Google is pitching its Pixel 4 phones as being able to take the kind of astrophotography images that required specialist camera kit in the past.
They are also the first handsets to use a motion-sensing radar chip that switches off some functionality when the phone is left unattended, saving battery life.
Pixel is only the ninth bestselling phone brand in the UK, despite positive reviews for its last-generation models.
Google says it is playing a long game.
“It is very early for us still,” devices and services chief Rick Osterloh told BBC News ahead of its New York launch.
“Most people in the mobile-phone space… take more than a decade to grow to any significant scale.
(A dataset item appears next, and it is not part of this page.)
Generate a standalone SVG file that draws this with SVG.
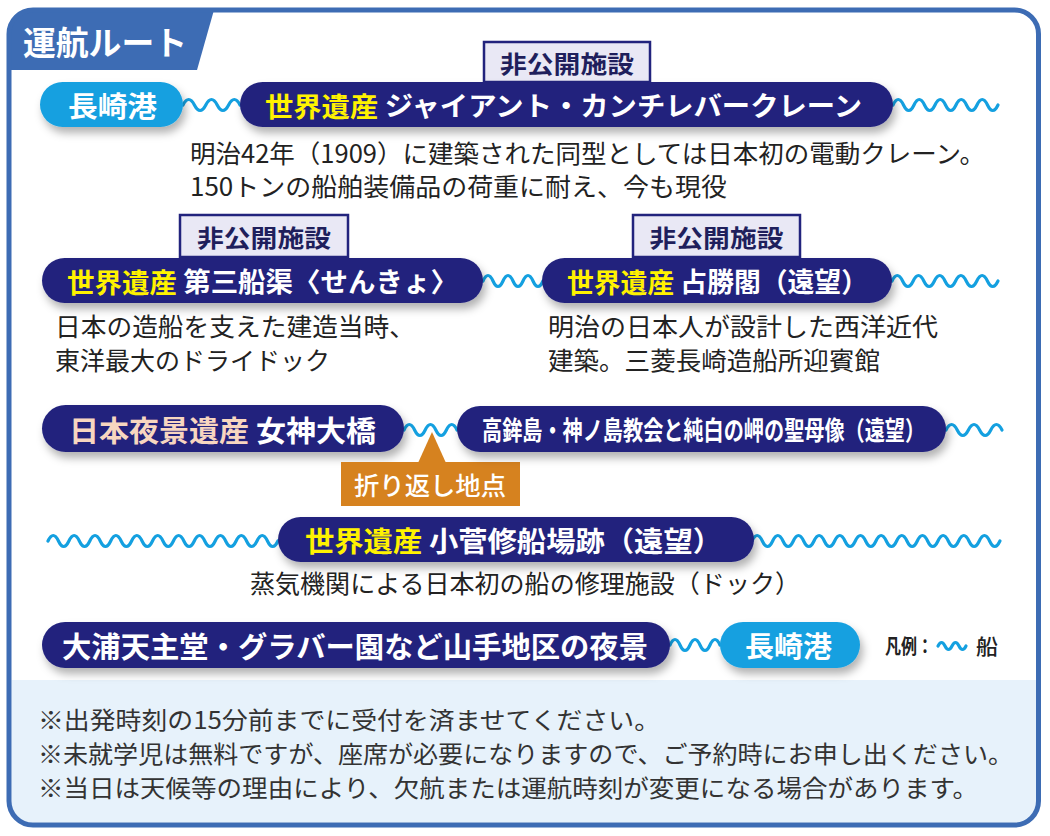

And so, we have that long-term view.”
Pixel is popular in US
But UK sales fell post-Pixel 3 launch
One reason the Pixel 3 has been more successful in the US than elsewhere is that Huawei has been effectively excluded from the American market.
And with the Chinese company’s latest models unable to pre-install Google apps because of a trade ban, one market watcher said Pixel had a chance to make significant gains this time round.
“Operators and retailers in Europe are nervous about a return to there being just two dominant players – Samsung and Apple,” said Ben Wood, from CCS Insight.
“With Huawei effectively leaving the market, clearly there’s an opportunity for Google if it is prepared to put significant marketing support behind its devices.”
The Pixel 4 and larger Pixel 4 XL seek to build on their predecessors’ widely praised Night Sight facility, after reviews suggested it had finally been surpassed by the iPhone 11 and Huawei Mate 30’s low-light capabilities.
First, Google says, its machine-learning algorithms have been improved to deliver better “colour balance”, to ensure skies and other parts of the scenery look more natural.
This should address the fact some critics felt the old software sometimes whitened warm sources of light too aggressively.
Secondly, a new Astrophotography mode allows the phone to capture “stars, planets and even galaxies” by automatically creating a composite of 15 long-exposure images, each lasting 15 seconds in duration. The whole process can take more than four minutes to complete.
Daylight shots also benefit from the introduction of a “dual exposure” feature. This allows owners to set a different exposure setting for the brightness and shadows via on-screen sliders, and preview the results in real-time.
Google says this offers benefits over the earlier HDR (high dynamic range) mode, where the effect was applied automatically and users could not see the results until after a photograph was taken. It means, for example, a user can set one exposure for the sky and another for the subjects in the foreground to compose the desired stylistic effect.
For the first time, the Pixel 4 also features two cameras on the back
The added telephoto lens should help the handset take flattering portrait shots and a better zoom effect. But it risks undermining Google’s earlier claim its machine-learning software had negated the need for added hardware.
“People are going to see the value in the numbers,” said Jonathan Bray, from the Expert Reviews website, referring to the iPhone 11 Pro and Samsung Galaxy S10’s three rear cameras.
“And how many people are actually going to use the Astrophotography thing? I’m not sure many.
“Pixel is still really a geek thing rather than mass market.”
The Pixel 4 is also noteworthy for doing away with the “notch” in the Pixel 3’s display, opting instead for a bezel that runs across the whole top of the screen.
This makes room for several new face-unlock components, which Google says brings its handsets in line with Apple’s in the security stakes.
In addition, a Soli radar chip makes its debut after five years’ development in the US company’s labs.
This is used to give the device a 180-degree sense of motion in its immediate environment, allowing it to:
- turn on the screen and other circuitry only when it detects someone nearby, and thus extend the time the phone lasts between charges
- power up the face-detection equipment when it detects a hand approaching, helping it unlock the device more quickly
- recognise gesture-based controls, allowing owners to change songs or swipe screens without touching the handset
Mr Bray suggested the features, while technically impressive, were unlikely to have mass appeal.
But Google’s hardware chief indicated they were just the start.
“We think it’s a great foundation to build more and more capabilities,” said Mr Osterloh.
“It really supports this idea of ambient computing, where the technology just sort of fades in the background and you can interact more naturally with it.”
The 5.7in handset will cost £669 and the 6.3in model will be £829 when they go on sale on October 24, representing lower price points than the Pixel 3 at launch.
Other new products unveiled by Google included:
- the Google Nest Mini, a small smart speaker with an extra chip to process more commands within the device rather than via remote computer servers, which should speed up some tasks
- revamped Pixel Buds earphones, which can connect to the new phones from a distance of up to “a football pitch” away but will not go on sale until next year
- updated “premium” Chrome OS laptops that have lower prices than the models they replace and longer battery life
The firm also announced its Stadia cloud gaming service would launch on November 19.